OV1-15 was launched from Vandenberg's 576-A-2 launch pad along with OV1-16 on an Atlas F rocket on 11 July 1968 at around 19:30:00 UTC into an eccentric medium orbit that took it from 1818.00 km above the Earth to an atmosphere-scraping altitude of just 154.00 km.

The spacecraft functioned normally after launch, reentering Earth's atmosphere on 6 November 1968. In addition to returning data on atmospheric fluctuations caused by solar storms, OV1-15 also determined that the density of the upper atmosphere was 30% lower than predicted. Data from OV1-15 and 16 refuted the prevailing theory at the time that atmospheric density would decrease with increased solar activity.

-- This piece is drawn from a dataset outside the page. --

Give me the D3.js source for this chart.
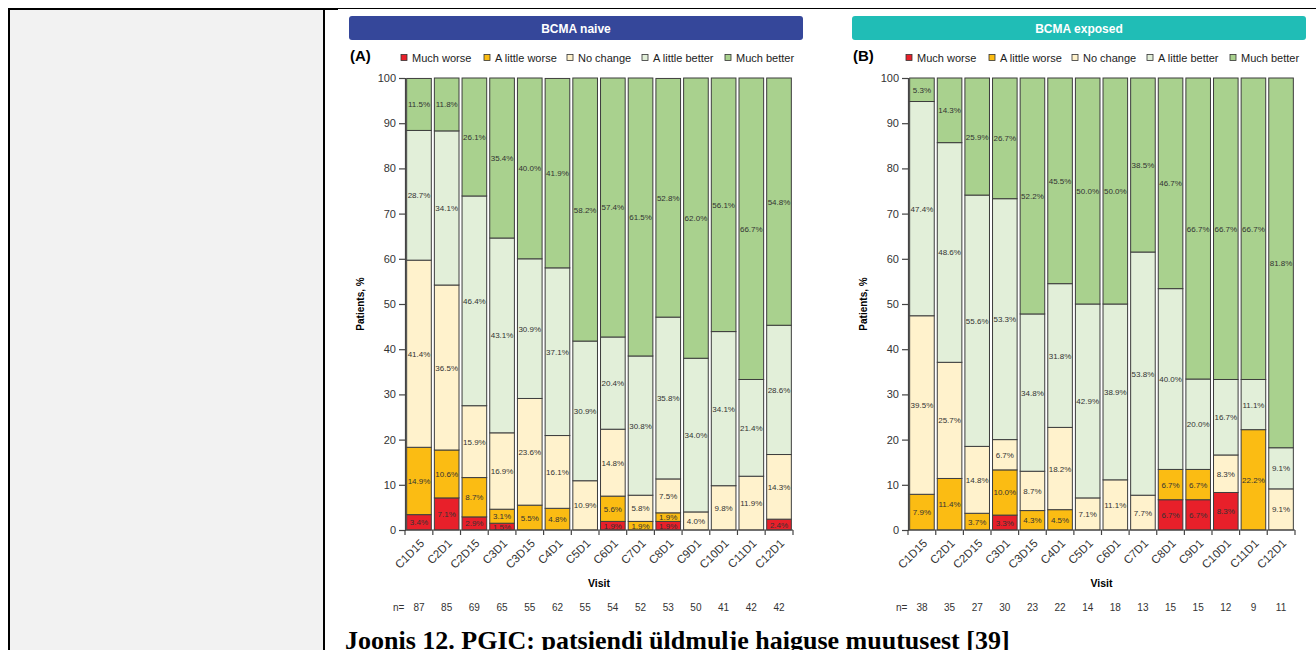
<!DOCTYPE html>
<html>
<head>
<meta charset="utf-8">
<script src="https://cdn.jsdelivr.net/npm/d3@7"></script>
<style>
  body { margin: 0; background: #fff; }
  svg { display: block; }
</style>
</head>
<body>
<svg id="chart" width="1316" height="650"></svg>
<script>
// visits on the x axis
const visits = ["C1D15","C2D1","C2D15","C3D1","C3D15","C4D1","C5D1","C6D1","C7D1","C8D1","C9D1","C10D1","C11D1","C12D1"];
const categories = ["Much worse","A little worse","No change","A little better","Much better"];
const yTicks = [0,10,20,30,40,50,60,70,80,90,100];

// BCMA naive (A)
const naiveMuchWorse     = [3.4,7.1,2.9,1.5,0,0,0,1.9,0,1.9,0,0,0,2.4];
const naiveLittleWorse   = [14.9,10.6,8.7,3.1,5.5,4.8,0,5.6,1.9,1.9,0,0,0,0];
const naiveNoChange      = [41.4,36.5,15.9,16.9,23.6,16.1,10.9,14.8,5.8,7.5,4.0,9.8,11.9,14.3];
const naiveLittleBetter  = [28.7,34.1,46.4,43.1,30.9,37.1,30.9,20.4,30.8,35.8,34.0,34.1,21.4,28.6];
const naiveMuchBetter    = [11.5,11.8,26.1,35.4,40.0,41.9,58.2,57.4,61.5,52.8,62.0,56.1,66.7,54.8];
const naiveN             = [87,85,69,65,55,62,55,54,52,53,50,41,42,42];

// BCMA exposed (B)
const exposedMuchWorse    = [0,0,0,3.3,0,0,0,0,0,6.7,6.7,8.3,0,0];
const exposedLittleWorse  = [7.9,11.4,3.7,10.0,4.3,4.5,0,0,0,6.7,6.7,0,22.2,0];
const exposedNoChange     = [39.5,25.7,14.8,6.7,8.7,18.2,7.1,11.1,7.7,0,0,8.3,0,9.1];
const exposedLittleBetter = [47.4,48.6,55.6,53.3,34.8,31.8,42.9,38.9,53.8,40.0,20.0,16.7,11.1,9.1];
const exposedMuchBetter   = [5.3,14.3,25.9,26.7,52.2,45.5,50.0,50.0,38.5,46.7,66.7,66.7,66.7,81.8];
const exposedN            = [38,35,27,30,23,22,14,18,13,15,15,12,9,11];

const colors = ["#e8202a","#fbbc13","#fff2cc","#e2efd9","#a9d18e"];
const sans = "'Liberation Sans', Arial, sans-serif";

const svg = d3.select("#chart");

// page frame: grey table cell on the left
svg.append("rect").attr("x", 9).attr("y", 9).attr("width", 315).attr("height", 660).attr("fill", "#f2f2f2");
svg.append("line").attr("x1", 8).attr("x2", 338).attr("y1", 9).attr("y2", 9).attr("stroke", "#000").attr("stroke-width", 2);
svg.append("line").attr("x1", 338).attr("x2", 1316).attr("y1", 8.5).attr("y2", 8.5).attr("stroke", "#000").attr("stroke-width", 1);
svg.append("line").attr("x1", 9).attr("x2", 9).attr("y1", 8).attr("y2", 650).attr("stroke", "#000").attr("stroke-width", 2);
svg.append("line").attr("x1", 324).attr("x2", 324).attr("y1", 8).attr("y2", 650).attr("stroke", "#000").attr("stroke-width", 2);

function drawPanel(p) {
  const g = svg.append("g");
  const rows = visits.map((v, i) => {
    const r = { visit: v, n: p.n[i] };
    categories.forEach((c, k) => r[c] = p.series[k][i]);
    return r;
  });
  const stacked = d3.stack().keys(categories)(rows);

  const x = d3.scaleBand().domain(visits).range([p.x0, p.x1]).paddingInner(0.11).paddingOuter(0.06);
  const y = d3.scaleLinear().domain([0, 100]).range([530, 78]);

  // header bar
  g.append("rect").attr("x", p.hx).attr("y", 16).attr("width", p.hw).attr("height", 24)
    .attr("rx", 3).attr("fill", p.headColor);
  g.append("text").attr("x", p.hx + p.hw / 2).attr("y", 32.5).attr("text-anchor", "middle")
    .attr("fill", "#fff").style("font", "bold 12px " + sans).text(p.title);

  // panel letter
  g.append("text").attr("x", p.hx + 1).attr("y", 61).style("font", "bold 15px " + sans).text(p.letter);

  // legend
  const leg = g.append("g");
  categories.forEach((c, k) => {
    leg.append("rect").attr("x", p.legX[k]).attr("y", 54.5).attr("width", 6).attr("height", 6)
      .attr("fill", colors[k]).attr("stroke", "#333").attr("stroke-width", 0.8);
    leg.append("text").attr("x", p.legX[k] + 11).attr("y", 62).attr("fill", "#222")
      .style("font", "11px " + sans).text(c);
  });

  // bars
  const layer = g.selectAll("g.layer").data(stacked).join("g").attr("class", "layer")
    .attr("fill", (d, k) => colors[k]);
  layer.selectAll("rect").data(d => d.filter(s => s[1] - s[0] > 0)).join("rect")
    .attr("x", d => x(d.data.visit))
    .attr("width", x.bandwidth())
    .attr("y", d => y(Math.min(100, d[1])))
    .attr("height", d => y(d[0]) - y(Math.min(100, d[1])))
    .attr("stroke", "#3d3d3d").attr("stroke-width", 1);

  // segment labels
  stacked.forEach((s, k) => {
    g.append("g").selectAll("text").data(s.filter(d => d[1] - d[0] > 0)).join("text")
      .attr("x", d => x(d.data.visit) + x.bandwidth() / 2)
      .attr("y", d => y((d[0] + Math.min(100, d[1])) / 2) + 3)
      .attr("text-anchor", "middle").attr("fill", "#333")
      .style("font", "8px " + sans)
      .text(d => (d[1] - d[0]).toFixed(1) + "%");
  });

  // y axis
  const ya = g.append("g").attr("transform", "translate(" + p.x0 + ",0)")
    .call(d3.axisLeft(y).tickValues(yTicks).tickSize(6).tickPadding(3));
  ya.selectAll("text").style("font", "11px " + sans).attr("fill", "#333");
  ya.selectAll("line, path").attr("stroke", "#444").attr("stroke-width", 1.2);

  // x axis with ticks on band boundaries
  const xa = g.append("g").attr("transform", "translate(0,530)");
  xa.append("line").attr("x1", p.x0).attr("x2", p.x1).attr("stroke", "#444").attr("stroke-width", 1.2);
  const bounds = [p.x0].concat(visits.slice(1).map(v => x(v) - x.step() * x.paddingInner() / 2)).concat([p.x1]);
  xa.selectAll("line.tk").data(bounds).join("line").attr("class", "tk")
    .attr("x1", d => d).attr("x2", d => d).attr("y1", 0).attr("y2", 5)
    .attr("stroke", "#444").attr("stroke-width", 1.2);
  xa.selectAll("text").data(visits).join("text")
    .attr("transform", d => "translate(" + (x(d) + x.bandwidth() / 2 + 6) + ",14) rotate(-45)")
    .attr("text-anchor", "end").attr("fill", "#333")
    .style("font", "11.5px " + sans).text(d => d);

  // axis titles
  g.append("text").attr("transform", "translate(" + (p.x0 - 41) + ",304) rotate(-90)")
    .attr("text-anchor", "middle").style("font", "bold 10px " + sans).text("Patients, %");
  g.append("text").attr("x", (p.x0 + p.x1) / 2).attr("y", 587)
    .attr("text-anchor", "middle").style("font", "bold 10.5px " + sans).text("Visit");

  // n row
  g.append("text").attr("x", p.x0 - 12).attr("y", 611).attr("fill", "#333")
    .style("font", "10px " + sans).text("n=");
  g.append("g").selectAll("text").data(rows).join("text")
    .attr("x", d => x(d.visit) + x.bandwidth() / 2).attr("y", 611)
    .attr("text-anchor", "middle").attr("fill", "#333")
    .style("font", "10px " + sans).text(d => d.n);
}

drawPanel({
  title: "BCMA naive", letter: "(A)", headColor: "#35479a",
  hx: 349, hw: 454, x0: 405, x1: 793,
  legX: [401, 484, 567, 642, 725],
  series: [naiveMuchWorse, naiveLittleWorse, naiveNoChange, naiveLittleBetter, naiveMuchBetter],
  n: naiveN
});

drawPanel({
  title: "BCMA exposed", letter: "(B)", headColor: "#20bdb6",
  hx: 852, hw: 454, x0: 908, x1: 1295,
  legX: [906, 989, 1072, 1147, 1230],
  series: [exposedMuchWorse, exposedLittleWorse, exposedNoChange, exposedLittleBetter, exposedMuchBetter],
  n: exposedN
});

// caption
svg.append("text").attr("x", 345).attr("y", 649)
  .style("font", "bold 26px 'Liberation Serif', 'Times New Roman', serif")
  .text("Joonis 12. PGIC: patsiendi üldmulje haiguse muutusest [39]");
</script>
</body>
</html>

In fact, it increased. The satellites also found that the density of the upper atmosphere was not uniform, with pockets of denser and less dense gas.

==Results==

The findings of OV1-15 and 16 quickly led to refined models of the upper atmosphere of immediate use to the Air Force and the Department of Defense. Their data proved that increased solar activity increased the air density at high altitudes, contradicting the prevailing model of the time. Moreover, the satellites determined that the density of the upper atmosphere was 10% lower than predicted by theoretical models.

The OV1 program ultimately comprised 22 missions, the last flying on 19 September 1971.